__PROMPT__.
Copy each line of the entries that contains the word "chart".

__EXERCISE DATA__.
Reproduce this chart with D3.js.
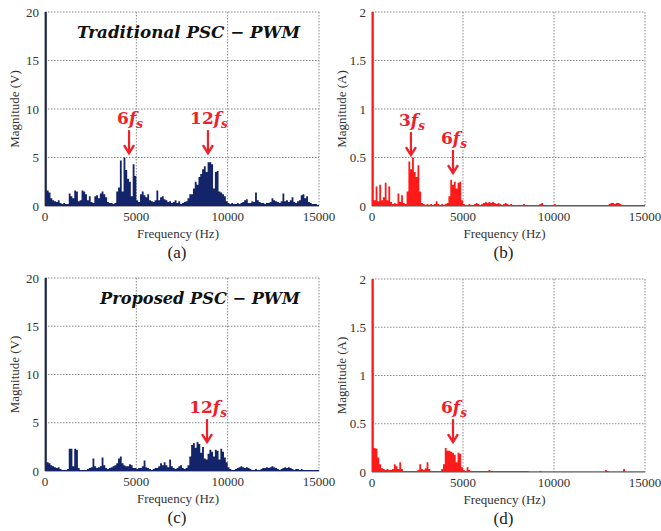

--

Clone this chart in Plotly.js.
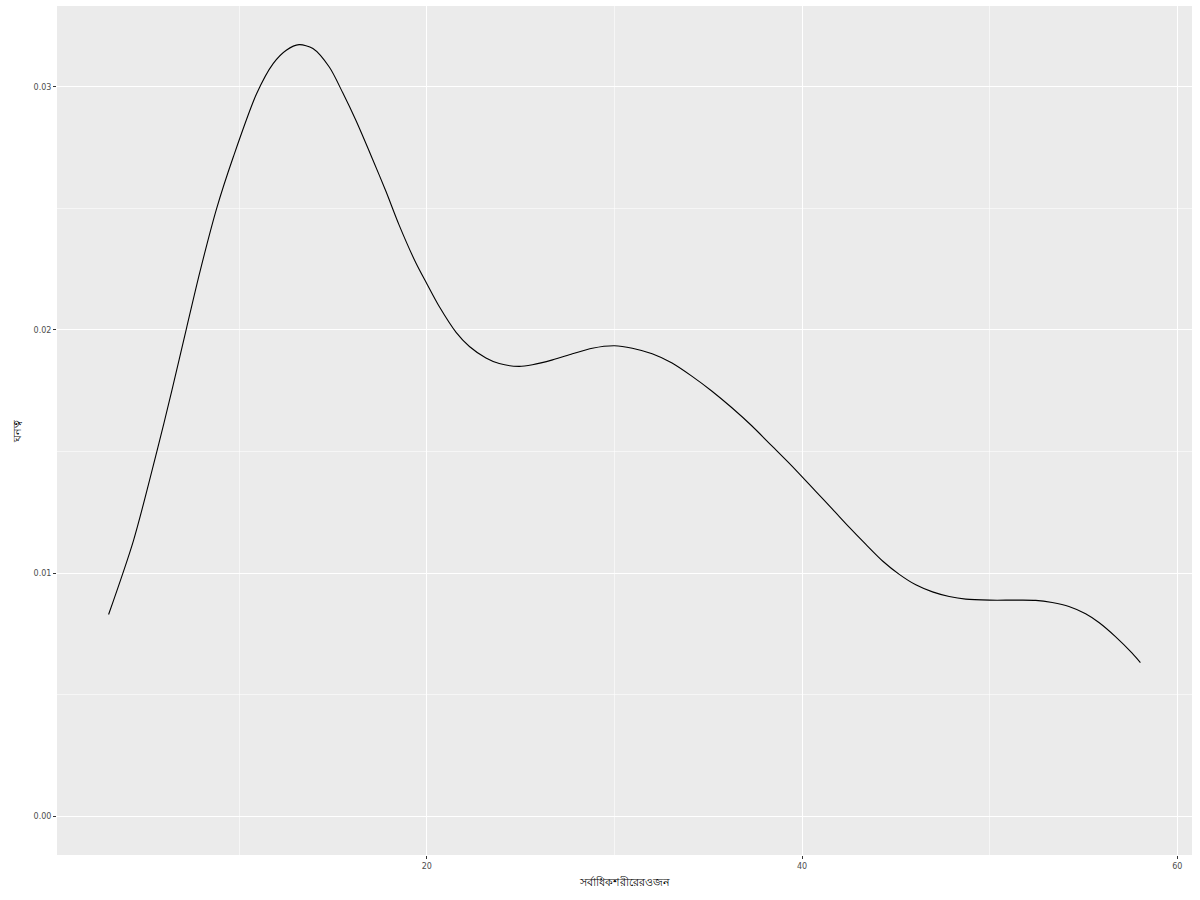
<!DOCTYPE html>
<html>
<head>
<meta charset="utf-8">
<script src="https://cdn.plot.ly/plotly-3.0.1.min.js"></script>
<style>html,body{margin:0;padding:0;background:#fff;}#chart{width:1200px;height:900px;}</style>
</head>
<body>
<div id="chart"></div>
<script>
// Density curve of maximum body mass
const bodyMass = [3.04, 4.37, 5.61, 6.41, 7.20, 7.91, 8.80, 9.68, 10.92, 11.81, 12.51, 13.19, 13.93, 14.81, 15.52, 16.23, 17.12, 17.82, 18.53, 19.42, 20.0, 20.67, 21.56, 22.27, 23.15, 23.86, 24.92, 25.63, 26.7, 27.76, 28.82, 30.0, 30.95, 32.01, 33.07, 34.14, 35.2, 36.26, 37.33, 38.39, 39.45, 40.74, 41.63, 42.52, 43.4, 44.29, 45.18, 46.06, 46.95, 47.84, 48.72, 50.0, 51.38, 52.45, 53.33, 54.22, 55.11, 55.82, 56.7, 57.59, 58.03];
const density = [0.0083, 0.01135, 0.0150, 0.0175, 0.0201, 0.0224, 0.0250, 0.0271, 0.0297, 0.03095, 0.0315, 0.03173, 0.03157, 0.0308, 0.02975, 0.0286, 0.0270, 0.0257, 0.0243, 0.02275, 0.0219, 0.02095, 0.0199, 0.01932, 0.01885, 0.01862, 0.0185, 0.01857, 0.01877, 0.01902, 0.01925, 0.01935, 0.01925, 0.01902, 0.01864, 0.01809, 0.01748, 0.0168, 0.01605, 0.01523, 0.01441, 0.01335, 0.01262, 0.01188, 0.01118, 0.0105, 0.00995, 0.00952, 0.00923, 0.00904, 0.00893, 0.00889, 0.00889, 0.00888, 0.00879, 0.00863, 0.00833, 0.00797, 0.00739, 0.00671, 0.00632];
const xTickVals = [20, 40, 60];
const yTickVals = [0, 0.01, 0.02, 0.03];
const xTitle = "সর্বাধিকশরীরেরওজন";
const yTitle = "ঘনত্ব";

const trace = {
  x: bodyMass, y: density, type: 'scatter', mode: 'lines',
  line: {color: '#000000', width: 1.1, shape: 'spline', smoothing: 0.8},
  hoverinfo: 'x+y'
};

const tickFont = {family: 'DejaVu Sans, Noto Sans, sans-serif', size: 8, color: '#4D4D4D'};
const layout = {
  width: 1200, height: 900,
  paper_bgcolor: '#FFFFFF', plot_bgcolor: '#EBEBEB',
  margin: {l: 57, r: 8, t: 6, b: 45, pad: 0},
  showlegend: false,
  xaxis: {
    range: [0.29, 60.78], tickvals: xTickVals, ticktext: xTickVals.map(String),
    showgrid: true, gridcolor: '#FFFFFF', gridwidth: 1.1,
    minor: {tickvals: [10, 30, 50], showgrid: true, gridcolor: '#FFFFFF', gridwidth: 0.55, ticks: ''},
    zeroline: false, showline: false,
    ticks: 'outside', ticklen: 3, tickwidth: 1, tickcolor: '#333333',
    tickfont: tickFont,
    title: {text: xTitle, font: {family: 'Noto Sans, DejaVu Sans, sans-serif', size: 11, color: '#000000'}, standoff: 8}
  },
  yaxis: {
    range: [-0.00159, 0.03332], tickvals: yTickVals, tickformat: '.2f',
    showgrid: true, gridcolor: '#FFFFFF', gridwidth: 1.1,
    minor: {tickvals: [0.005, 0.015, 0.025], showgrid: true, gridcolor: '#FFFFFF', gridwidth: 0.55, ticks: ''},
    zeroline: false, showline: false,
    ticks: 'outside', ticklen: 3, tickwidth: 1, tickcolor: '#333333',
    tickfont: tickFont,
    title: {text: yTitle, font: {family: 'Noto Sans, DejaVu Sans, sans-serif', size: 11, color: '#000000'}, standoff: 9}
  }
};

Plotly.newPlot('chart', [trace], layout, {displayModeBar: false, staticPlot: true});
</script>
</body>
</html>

...

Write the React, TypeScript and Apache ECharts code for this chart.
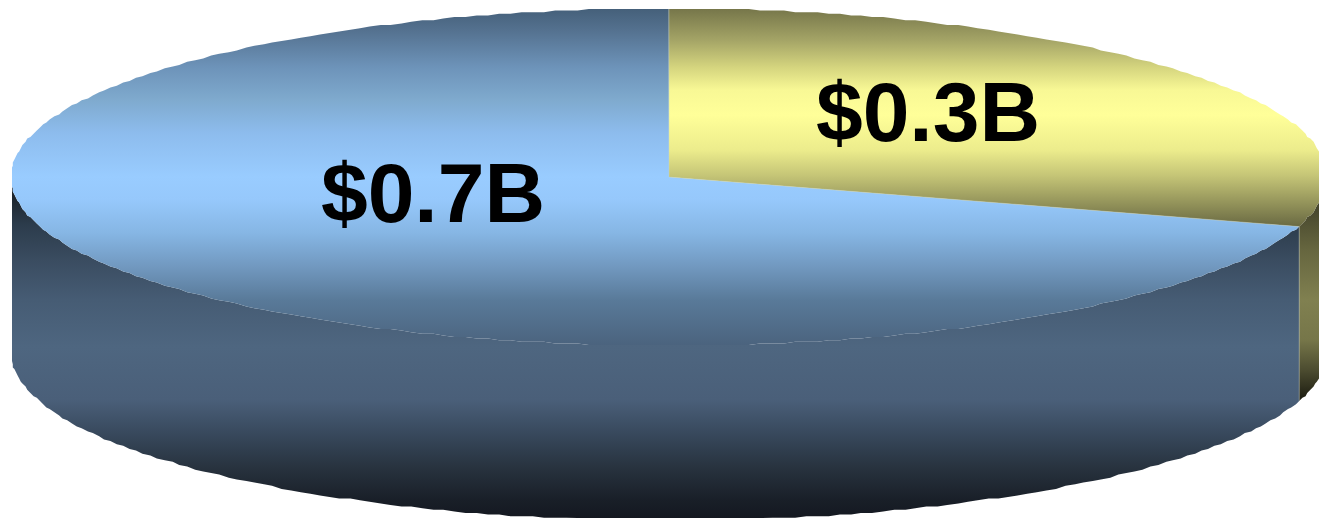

__TASK OUTPUT__.
Reproduce this chart with D3.js.
Clone this chart in Plotly.js.
<style>html,body{margin:0;padding:0;background:#fff;}#chart{width:1200px;height:900px;}</style>
<div id="chart"></div>
Plotly.newPlot('chart', [trace], layout, {displayModeBar: false, staticPlot: true});
Write the React, TypeScript and Apache ECharts code for this chart.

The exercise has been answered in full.